Public still allowing dogs to attack livestock, union warns

Farmers continue to pay for people's 'lack of respect' of the countryside
Farmers continue to pay for people's 'lack of respect' of the countryside

Dog owners are 'still allowing' their pets to attack livestock despite numerous campaigns educating the public on the issue, a farming union has warned.

The Ulster Farmers' Union (UFU) said it is 'wrong' that farmers continue to pay for people's 'lack of respect' for the countryside and for farming families to continue to witness the effects of attacks on livestock.

It comes after a number of incidents over Easter, including an attack on a County Armagh farm, which saw ewes, and their lambs killed and maimed by a dog attack involving a number of animals.

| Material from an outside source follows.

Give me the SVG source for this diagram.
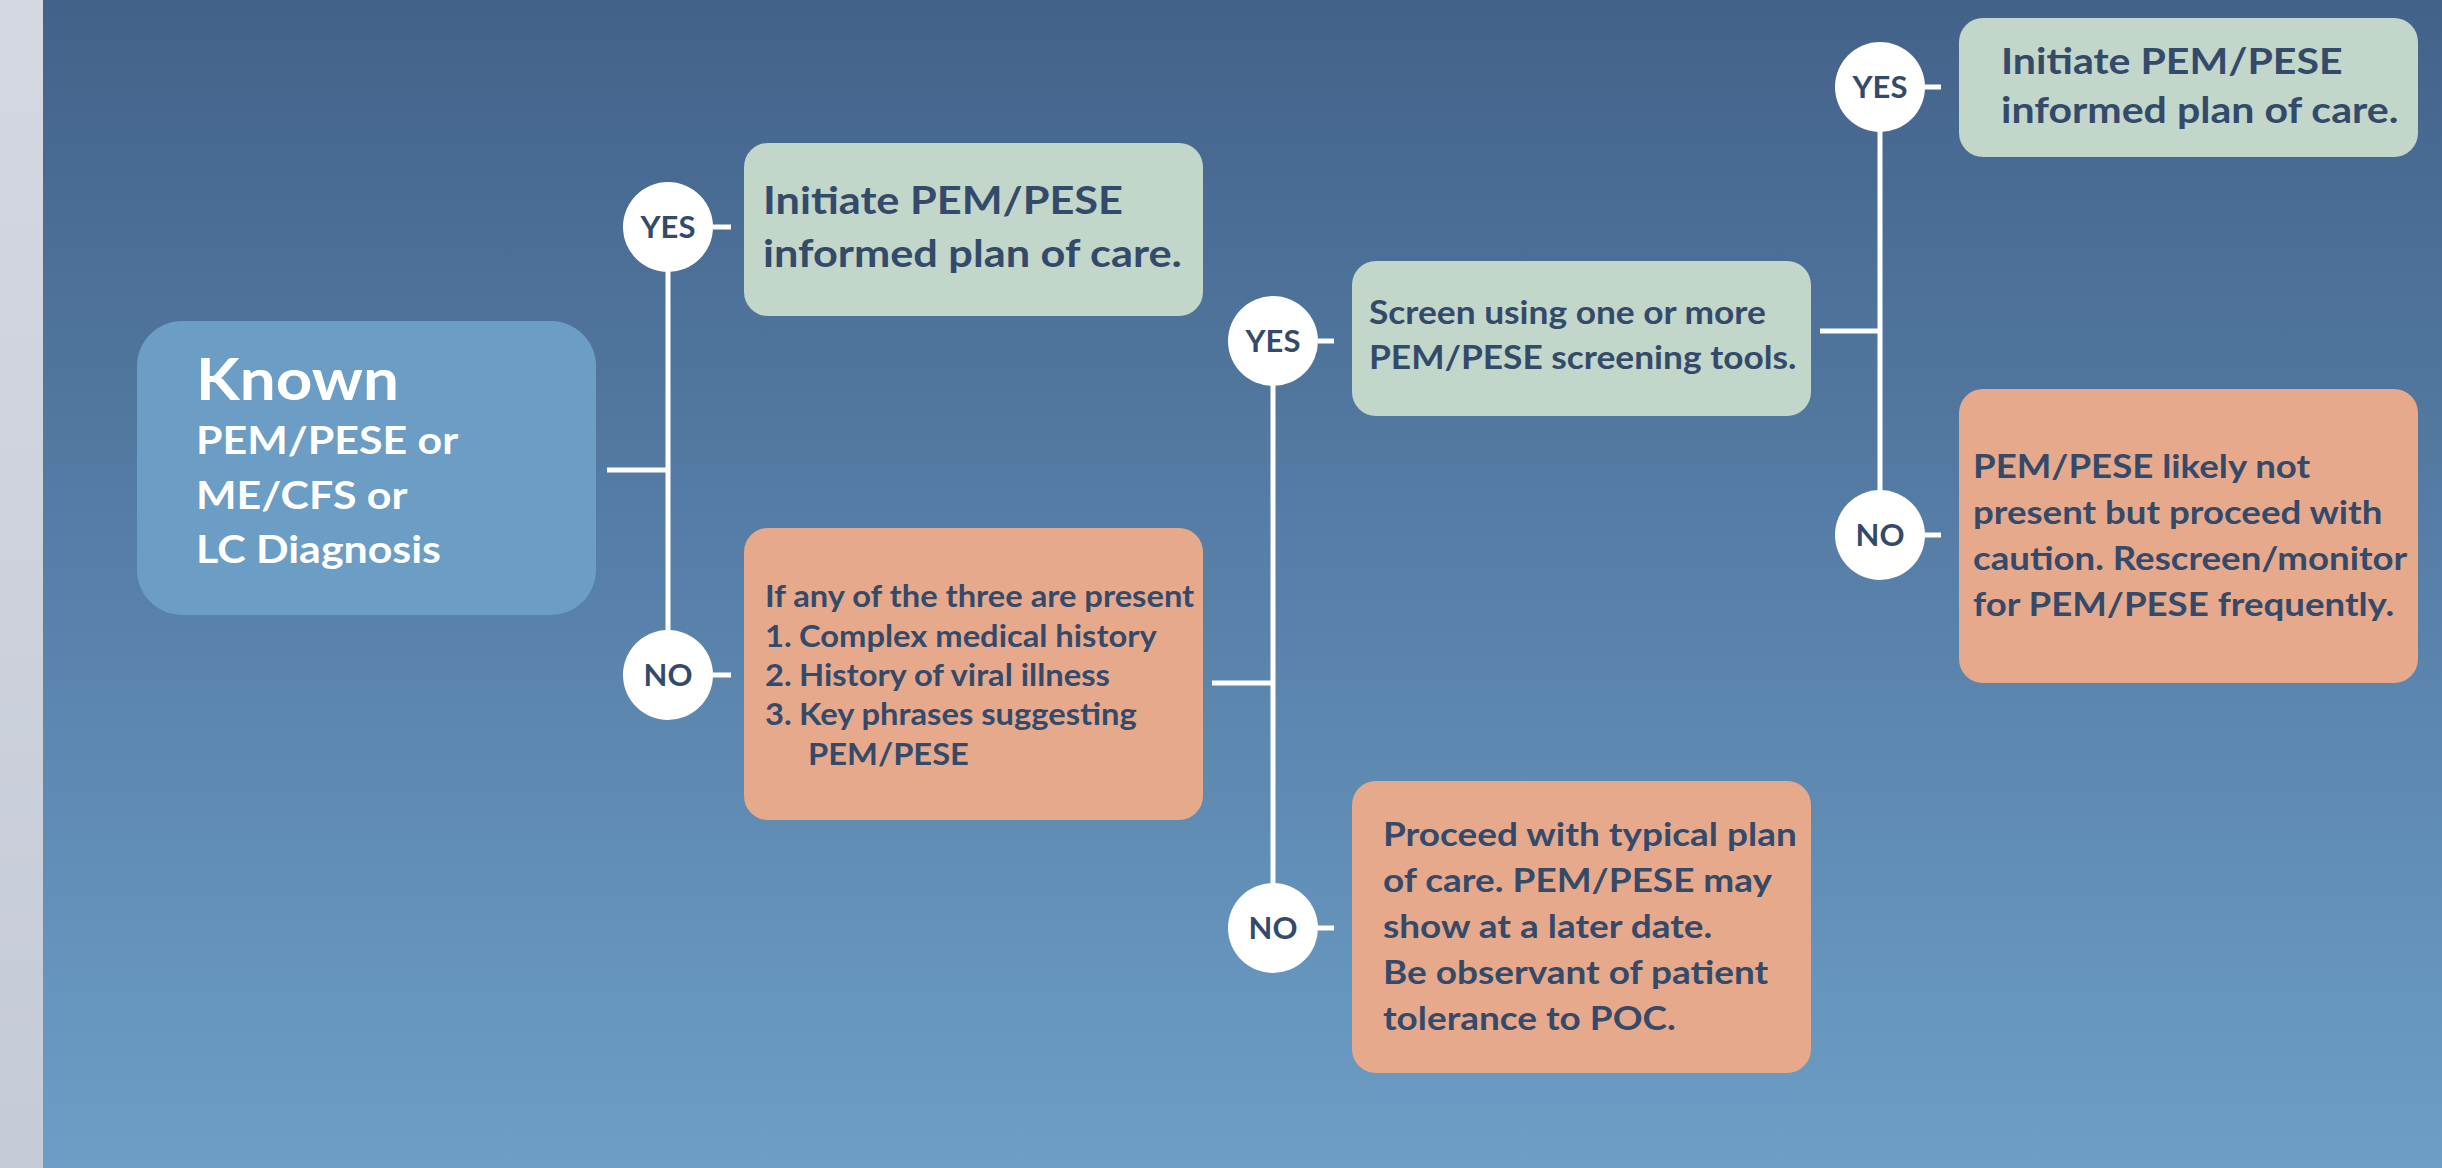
<svg xmlns="http://www.w3.org/2000/svg" width="2442" height="1168" viewBox="0 0 2442 1168">
<defs>
<linearGradient id="bg" x1="0" y1="0" x2="0" y2="1">
<stop offset="0" stop-color="#43628a"/>
<stop offset="1" stop-color="#6c9ec6"/>
</linearGradient>
<linearGradient id="strip" x1="0" y1="0" x2="0" y2="1">
<stop offset="0" stop-color="#d4d8e1"/>
<stop offset="1" stop-color="#c5cbd7"/>
</linearGradient>
<style>
.known{fill:#6b9dc5}
.green{fill:#c2d6ca}
.orange{fill:#e7a98b}
.t{font-family:Lato,"Open Sans","Liberation Sans",sans-serif;font-weight:700;fill:#344a6b}
.w{font-family:Lato,"Open Sans","Liberation Sans",sans-serif;font-weight:700;fill:#ffffff}
.circ{fill:#ffffff}
.ct{font-family:Lato,"Open Sans","Liberation Sans",sans-serif;font-weight:700;fill:#344a6b;font-size:31px;text-anchor:middle}
.ln{stroke:#ffffff;stroke-width:5;fill:none}
</style>
</defs>
<rect x="0" y="0" width="2442" height="1168" fill="url(#bg)"/>
<rect x="0" y="0" width="43" height="1168" fill="url(#strip)"/>

<g id="connectors">
<line class="ln" x1="607" y1="470" x2="668" y2="470"/>
<line class="ln" x1="668" y1="226" x2="668" y2="676"/>
<line class="ln" x1="713" y1="227" x2="731" y2="227"/>
<line class="ln" x1="713" y1="675" x2="731" y2="675"/>
<line class="ln" x1="1212" y1="683" x2="1273" y2="683"/>
<line class="ln" x1="1273" y1="341" x2="1273" y2="928"/>
<line class="ln" x1="1318" y1="341" x2="1334" y2="341"/>
<line class="ln" x1="1318" y1="928" x2="1334" y2="928"/>
<line class="ln" x1="1820" y1="331" x2="1880" y2="331"/>
<line class="ln" x1="1880" y1="87" x2="1880" y2="535"/>
<line class="ln" x1="1925" y1="87" x2="1941" y2="87"/>
<line class="ln" x1="1925" y1="535" x2="1941" y2="535"/>
</g>

<g id="known">
<rect class="known" x="137" y="321" width="459" height="294" rx="45"/>
<text class="w" font-size="58" transform="translate(196 400) scale(1.1 1)">Known</text>
<text class="w" font-size="39" transform="translate(196 454) scale(1.1 1)">PEM/PESE or</text>
<text class="w" font-size="39" transform="translate(196 509) scale(1.1 1)">ME/CFS or</text>
<text class="w" font-size="39" transform="translate(196 563) scale(1.1 1)">LC Diagnosis</text>
</g>

<g id="yes1">
<circle class="circ" cx="668" cy="227" r="45"/>
<text class="ct" x="668" y="238">YES</text>
</g>
<g id="no1">
<circle class="circ" cx="668" cy="675" r="45"/>
<text class="ct" x="668" y="686">NO</text>
</g>

<g id="green1">
<rect class="green" x="744" y="143" width="459" height="173" rx="24"/>
<text class="t" font-size="39" transform="translate(763 214) scale(1.11 1)">Initiate PEM/PESE</text>
<text class="t" font-size="39" transform="translate(763 267) scale(1.11 1)">informed plan of care.</text>
</g>

<g id="orange1">
<rect class="orange" x="744" y="528" width="459" height="292" rx="24"/>
<text class="t" font-size="30" transform="translate(765 607) scale(1.09 1)">If any of the three are present</text>
<text class="t" font-size="30" transform="translate(765 647) scale(1.09 1)">1.</text>
<text class="t" font-size="30" transform="translate(799 647) scale(1.09 1)">Complex medical history</text>
<text class="t" font-size="30" transform="translate(765 686) scale(1.09 1)">2.</text>
<text class="t" font-size="30" transform="translate(799 686) scale(1.09 1)">History of viral illness</text>
<text class="t" font-size="30" transform="translate(765 725) scale(1.09 1)">3.</text>
<text class="t" font-size="30" transform="translate(799 725) scale(1.09 1)">Key phrases suggesting</text>
<text class="t" font-size="30" transform="translate(808 765) scale(1.09 1)">PEM/PESE</text>
</g>

<g id="yes2">
<circle class="circ" cx="1273" cy="341" r="45"/>
<text class="ct" x="1273" y="352">YES</text>
</g>
<g id="no2">
<circle class="circ" cx="1273" cy="928" r="45"/>
<text class="ct" x="1273" y="939">NO</text>
</g>

<g id="green2">
<rect class="green" x="1352" y="261" width="459" height="155" rx="24"/>
<text class="t" font-size="33" transform="translate(1369 324) scale(1.07 1)">Screen using one or more</text>
<text class="t" font-size="33" transform="translate(1369 369) scale(1.07 1)">PEM/PESE screening tools.</text>
</g>

<g id="orange2">
<rect class="orange" x="1352" y="781" width="459" height="292" rx="24"/>
<text class="t" font-size="33" transform="translate(1383 846) scale(1.12 1)">Proceed with typical plan</text>
<text class="t" font-size="33" transform="translate(1383 892) scale(1.12 1)">of care. PEM/PESE may</text>
<text class="t" font-size="33" transform="translate(1383 938) scale(1.12 1)">show at a later date.</text>
<text class="t" font-size="33" transform="translate(1383 984) scale(1.12 1)">Be observant of patient</text>
<text class="t" font-size="33" transform="translate(1383 1030) scale(1.12 1)">tolerance to POC.</text>
</g>

<g id="yes3">
<circle class="circ" cx="1880" cy="87" r="45"/>
<text class="ct" x="1880" y="98">YES</text>
</g>
<g id="no3">
<circle class="circ" cx="1880" cy="535" r="45"/>
<text class="ct" x="1880" y="546">NO</text>
</g>

<g id="green3">
<rect class="green" x="1959" y="18" width="459" height="139" rx="24"/>
<text class="t" font-size="37" transform="translate(2001 74) scale(1.11 1)">Initiate PEM/PESE</text>
<text class="t" font-size="37" transform="translate(2001 123) scale(1.11 1)">informed plan of care.</text>
</g>

<g id="orange3">
<rect class="orange" x="1959" y="389" width="459" height="294" rx="24"/>
<text class="t" font-size="33" transform="translate(1973 478) scale(1.11 1)">PEM/PESE likely not</text>
<text class="t" font-size="33" transform="translate(1973 524) scale(1.11 1)">present but proceed with</text>
<text class="t" font-size="33" transform="translate(1973 570) scale(1.11 1)">caution. Rescreen/monitor</text>
<text class="t" font-size="33" transform="translate(1973 616) scale(1.11 1)">for PEM/PESE frequently.</text>
</g>
</svg>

Meanwhile, a young farmer from Somerset used social media to highlight the damage loose dogs can do when worrying sheep.

UFU deputy president, Victor Chestnutt said dog attacks on livestock have 'far-reaching impacts' on farm families.

“Insurance may cover direct losses, but this does not compensate for the knock on impact on breeding programmes and flock genetics. It also does not take into consideration the unnecessary suffering of the animal,” said Mr Chestnutt.

He criticised the lack of understanding displayed by some dog owners, who 'cannot see their pets as potential killers'.

“One recently claimed to me that if a dog does not draw blood no harm has been done. This is a ridiculous assumption. The stress of the chase alone kills sheep,” he said.

He also stressed that those living close to rural areas must make sure their animals cannot escape to wreak havoc on farms.

“People view their animals as pets incapable of doing something like this. However it is in their nature and dog owners need to understand that in extreme situations farmers have a right to protect their livestock from attack,” he warned.

In response to the continuing rise in the number of attacks, farmers have suggested steps such as checking livestock regularly, erecting signs warning dog owners to keep animals on a lead, ensuring fences are sound and working with neighbours to identify and respond to threats from dogs.